Discussion on: 5 Things I Learned from The DynamoDB Book

View post

For no. 5, DynamoDB is not the right solution for storing relationships, it's just far too cost-inefficient as you scale up, especially as you usually fetch ALL of someone's followers every time (whenever they post, retweet, etc.). For social networks, 90% of your users won't have many followers, but there's always a few that has 1000s, 10s of 1000s or even millions of followers. That is as true for Twitter as for early stage social networks. At the social network I worked at, we only had about 1m users and at that point, we already had users with over 50,000 followers.

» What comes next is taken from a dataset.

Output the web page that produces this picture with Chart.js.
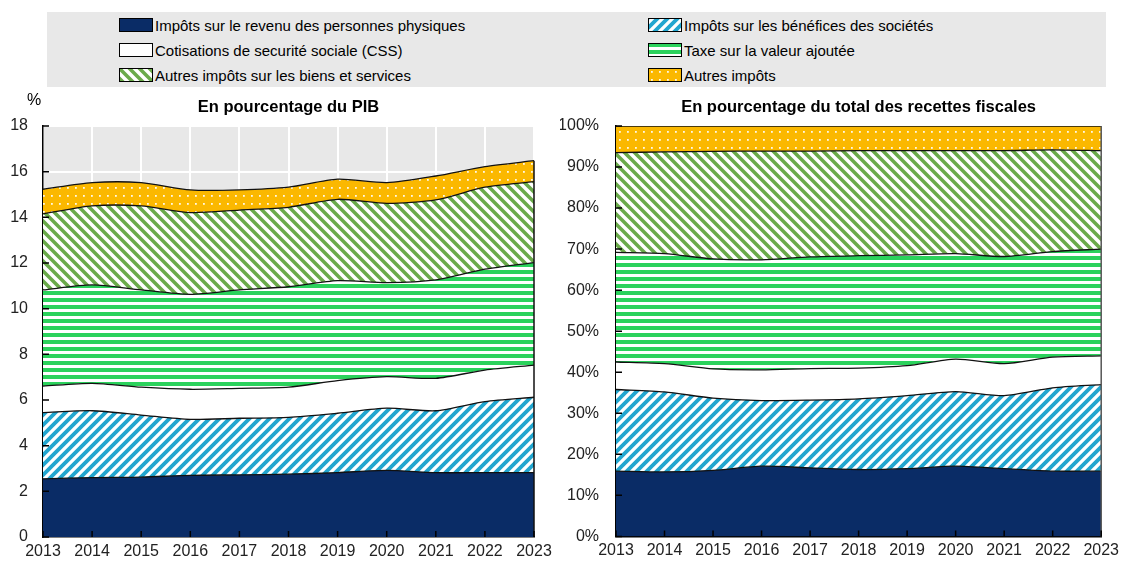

If you have to use DynamoDB, you're better off putting IDs of users they follow into a list to maximize the utility of those read units - if you use KSUID as IDs then 4kb read unit can return ~150 followers with a single get request. And when you approach the 400kb item size limit, split out the list into multiple items and use the SK to store some sort of hashing range. But this only gets you so far, at some point, you just have to use a different data store for those power users with huge number of followers to improve cost efficiency of those read patterns.

swyx • Apr 12 '20 • Edited

right, thank you! I recall in Martin Kleppmann's Designing Data Intensive Applications he discussed a hybrid approach for Twitter, where it is "pull on demand" for power users, and "fan-out" for normal users. So it's a different access pattern.

I don't know if that means abandoning DDB/NoSQL entirely - since if you tried to do this entirely in SQL, you also have a different set of issues! After all, wasn't Twitter partly responsible for the rise of NoSQL in the first place?